È vero che questa germinazione di idee avviene soprattutto fuori delle università, ma è anche vero che i germinatori — ad esempio questo “atelier del pensiero” che abbiamo realizzato e produce la collana — sono composti quasi esclusivamente da accademici. Le università sono spesso appesantite dalle incombenze curriculari e amministrative che rischiano di pregiudicare il dispiegarsi della ricerca. È vero comunque che c’è un problema complessivo di qualità dei percorsi accademici.

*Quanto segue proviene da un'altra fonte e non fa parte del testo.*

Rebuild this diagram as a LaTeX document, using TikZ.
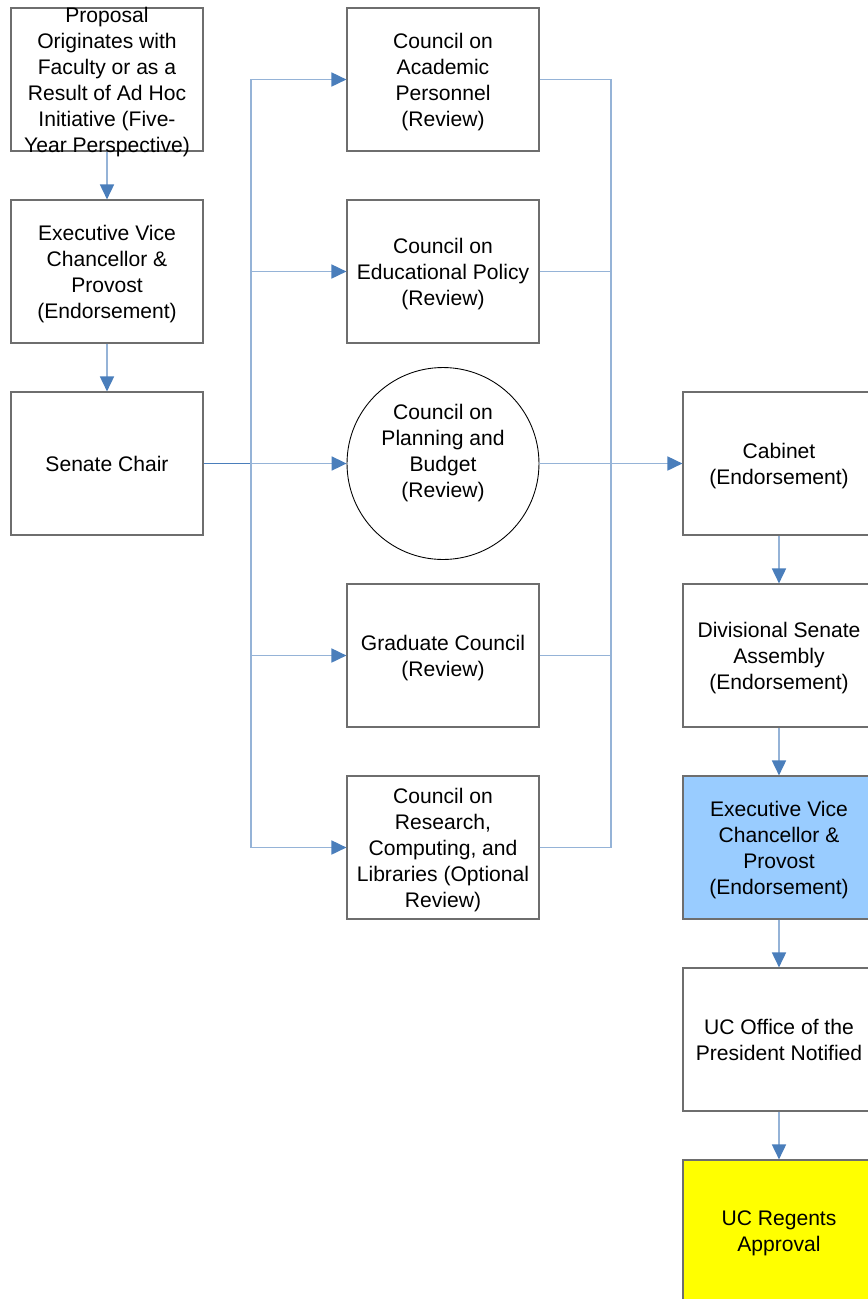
\documentclass[tikz,border=0pt]{standalone}
\usepackage{fontspec}
\setmainfont{Liberation Sans}
\usetikzlibrary{arrows.meta}
\begin{document}
\begin{tikzpicture}[x=0.02cm, y=-0.02cm,
  box/.style={draw=BoxGray, line width=0.7pt, minimum width=3.84cm, minimum height=2.86cm,
    align=center, inner sep=2pt, text depth=0pt, font=\fontsize{12}{14.8}\selectfont},
  round/.style={box, circle, draw=black, line width=0.5pt, inner sep=0pt, minimum size=3.84cm},
  link/.style={draw=LineBlue, line width=0.8pt},
  arrow/.style={link, -{Triangle[length=8.5pt, width=8pt, color=HeadBlue]}}]
\definecolor{BoxGray}{RGB}{110, 110, 110}
\definecolor{LineBlue}{RGB}{149, 179, 215}
\definecolor{HeadBlue}{RGB}{74, 126, 187}
\definecolor{MyBlue}{RGB}{153, 204, 255}
\definecolor{MyYellow}{RGB}{255, 255, 0}
\useasboundingbox (0, 0) rectangle (868, 1299);
\clip (0, 0) rectangle (868, 1299);
% left column
\node[box, inner ysep=-3pt] (prop) at (107, 79.5) {Proposal\\Originates with\\Faculty or as a\\Result of Ad Hoc\\Initiative (Five-\\Year Perspective)};
\node[box] (evc1) at (107, 271.5) {Executive Vice\\Chancellor \&\\Provost\\(Endorsement)};
\node[box] (chair) at (107, 463.5) {Senate Chair};
% councils
\node[box] (cap) at (443, 79.5) {Council on\\Academic\\Personnel\\(Review)};
\node[box] (cep) at (443, 271.5) {Council on\\Educational Policy\\(Review)};
\node[round] (cpb) at (443, 463.5) {Council on\\Planning and\\Budget\\(Review)\\~};
\node[box] (grad) at (443, 655.5) {Graduate Council\\(Review)};
\node[box] (crcl) at (443, 847.5) {Council on\\Research,\\Computing, and\\Libraries (Optional\\Review)};
% right column
\node[box] (cab) at (779, 463.5) {Cabinet\\(Endorsement)};
\node[box] (dsa) at (779, 655.5) {Divisional Senate\\Assembly\\(Endorsement)};
\node[box, fill=MyBlue] (evc2) at (779, 847.5) {Executive Vice\\Chancellor \&\\Provost\\(Endorsement)};
\node[box] (ucop) at (779, 1039.5) {UC Office of the\\President Notified};
\node[box, fill=MyYellow] (regents) at (779, 1231.5) {UC Regents\\Approval};
\coordinate (split) at (251, 463.5);
\coordinate (join) at (611, 463.5);
% connectors
\draw[arrow] (prop) -- (evc1);
\draw[arrow] (evc1) -- (chair);
\draw[link, draw=HeadBlue] (chair) -- (split);
\foreach \n in {cap, cep, cpb, grad, crcl}{
\draw[arrow] (split) |- (\n);
}
\foreach \n in {cap, cep, grad, crcl}{
\draw[link] (\n) -| (join);
}
\draw[arrow] (cpb) -- (cab);
\foreach \a/\b in {cab/dsa, dsa/evc2, evc2/ucop, ucop/regents}{
\draw[arrow] (\a) -- (\b);
}
\end{tikzpicture}
\end{document}
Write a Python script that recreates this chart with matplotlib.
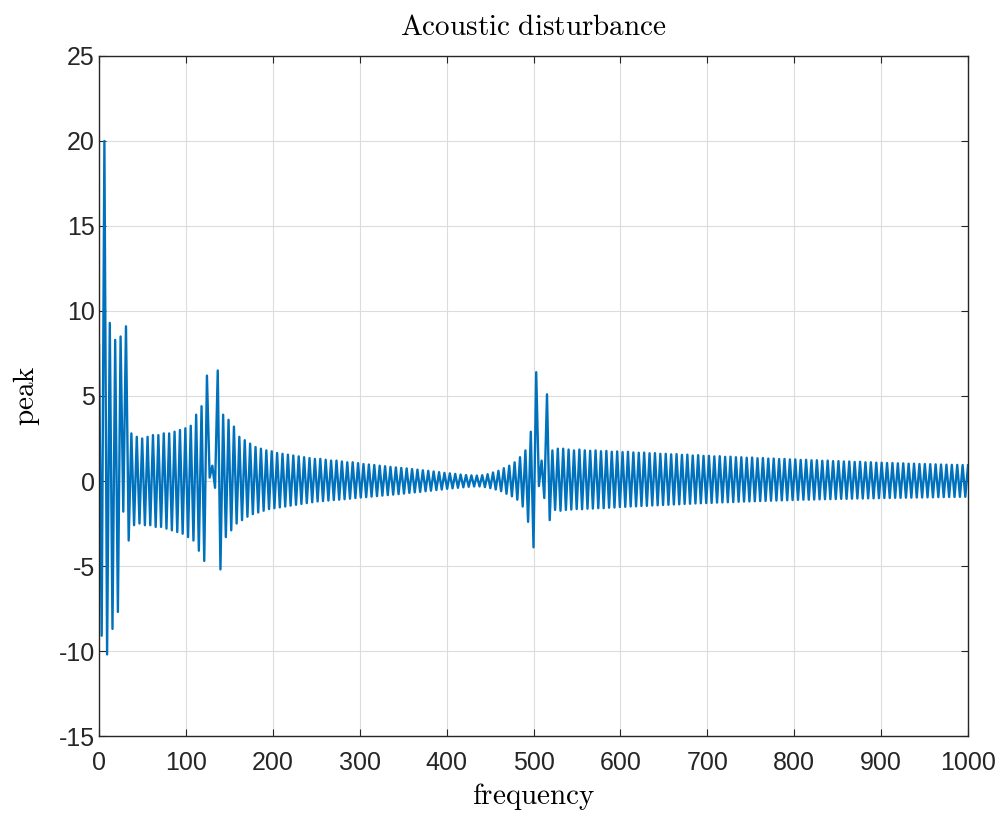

D’altronde i grandi rinnovamenti nella storia non sono mai nati nelle grandi istituzioni ma generati dalla profezia. In particolare ciò vale nell’economia del nostro discorso. Perché se il tema è quello di alimentare la rigenerazione del pensiero nella lettura del reale, questo non può darsi che a partire, come esorta Papa Francesco, dalle periferie dell’esistenza. Che sono anche le periferie del sapere ufficiale e standardizzato.